[Code that draws figures]
****************************************
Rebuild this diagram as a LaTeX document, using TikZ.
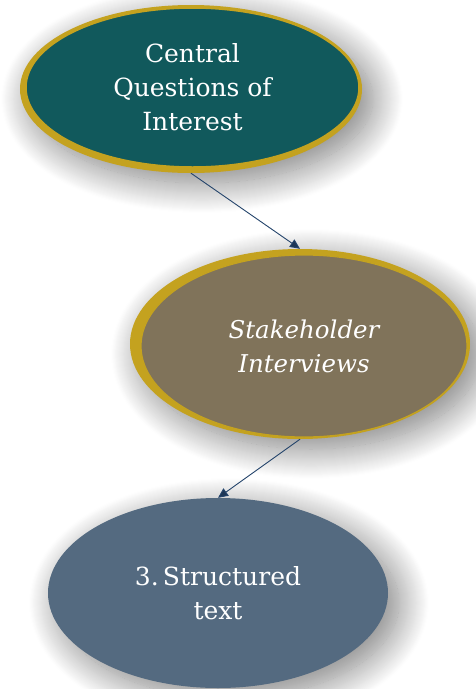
\documentclass[tikz,border=0pt]{standalone}
\usepackage{fontspec}
\setmainfont{DejaVu Serif}
\usetikzlibrary{shapes.geometric, shadows.blur, arrows.meta}
\definecolor{deepteal}{HTML}{11595C}
\definecolor{oldgold}{HTML}{C4A21F}
\definecolor{khaki}{HTML}{80735A}
\definecolor{slate}{HTML}{546A80}
\definecolor{navyline}{HTML}{24446B}

\begin{document}
\begin{tikzpicture}
    [x=1pt, y=-1pt,
      bubble/.style={ellipse, inner sep=0pt, text=white, align=center,
        font=\fontsize{25}{34}\selectfont},
      soft/.style={blur shadow={shadow xshift=11pt, shadow yshift=-10pt,
        shadow blur radius=30pt, shadow blur steps=30, shadow opacity=50}},
      link/.style={draw=navyline, line width=0.9pt,
        -{Triangle[length=10pt, width=9pt, fill=navyline!80!black]}}]
    \useasboundingbox (0,0) rectangle (475,689);

    % top bubble, gold rim a bit heavier towards the lower left
    \node[bubble, soft, fill=oldgold, minimum width=342pt, minimum height=168pt]
      (centralrim) at (191,89) {};
    \node[bubble, fill=deepteal, draw=oldgold, line width=2.5pt,
      minimum width=334pt, minimum height=160pt]
      (central) at (192.5,87.5) {Central\\Questions of\\Interest};

    % middle bubble sits on a gold ellipse shifted up and left
    \node[bubble, soft, fill=oldgold, minimum width=340pt, minimum height=190pt]
      (stakerim) at (300,344) {};
    \node[bubble, fill=khaki, draw=oldgold, line width=1.2pt,
      minimum width=326pt, minimum height=182pt, font=\fontsize{24.5}{34}\selectfont\itshape]
      (stake) at (304,346) {Stakeholder\\Interviews};

    % bottom bubble
    \node[bubble, soft, fill=slate, minimum width=340pt, minimum height=190pt]
      (structured) at (218,593) {3.\,Structured\\text};

    \draw[link] (centralrim.south) -- (stakerim.north);
    \draw[link] (stakerim.south) -- (structured.north);
\end{tikzpicture}
\end{document}
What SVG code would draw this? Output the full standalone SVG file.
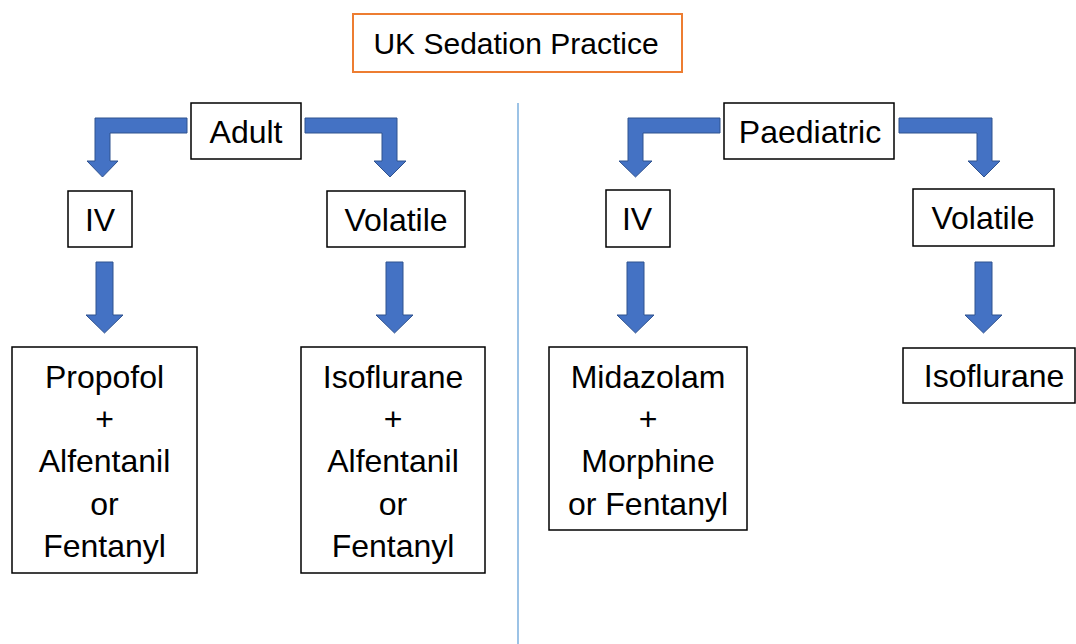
****************************************
§ **Instructions for the task**
Write out the entries above verbatim; the pictures do not belong in your copy.

§ **Solution**
Rebuild this diagram as a LaTeX document, using TikZ.
\documentclass[tikz,border=0pt]{standalone}
\usepackage{fontspec}
\setmainfont{DejaVu Serif}
\usetikzlibrary{shapes.geometric, shadows.blur, arrows.meta}
\definecolor{deepteal}{HTML}{11595C}
\definecolor{oldgold}{HTML}{C4A21F}
\definecolor{khaki}{HTML}{80735A}
\definecolor{slate}{HTML}{546A80}
\definecolor{navyline}{HTML}{24446B}

\begin{document}
\begin{tikzpicture}
    [x=1pt, y=-1pt,
      bubble/.style={ellipse, inner sep=0pt, text=white, align=center,
        font=\fontsize{25}{34}\selectfont},
      soft/.style={blur shadow={shadow xshift=11pt, shadow yshift=-10pt,
        shadow blur radius=30pt, shadow blur steps=30, shadow opacity=50}},
      link/.style={draw=navyline, line width=0.9pt,
        -{Triangle[length=10pt, width=9pt, fill=navyline!80!black]}}]
    \useasboundingbox (0,0) rectangle (475,689);

    % top bubble, gold rim a bit heavier towards the lower left
    \node[bubble, soft, fill=oldgold, minimum width=342pt, minimum height=168pt]
      (centralrim) at (191,89) {};
    \node[bubble, fill=deepteal, draw=oldgold, line width=2.5pt,
      minimum width=334pt, minimum height=160pt]
      (central) at (192.5,87.5) {Central\\Questions of\\Interest};

    % middle bubble sits on a gold ellipse shifted up and left
    \node[bubble, soft, fill=oldgold, minimum width=340pt, minimum height=190pt]
      (stakerim) at (300,344) {};
    \node[bubble, fill=khaki, draw=oldgold, line width=1.2pt,
      minimum width=326pt, minimum height=182pt, font=\fontsize{24.5}{34}\selectfont\itshape]
      (stake) at (304,346) {Stakeholder\\Interviews};

    % bottom bubble
    \node[bubble, soft, fill=slate, minimum width=340pt, minimum height=190pt]
      (structured) at (218,593) {3.\,Structured\\text};

    \draw[link] (centralrim.south) -- (stakerim.north);
    \draw[link] (stakerim.south) -- (structured.north);
\end{tikzpicture}
\end{document}
What SVG code would draw this? Output the full standalone SVG file.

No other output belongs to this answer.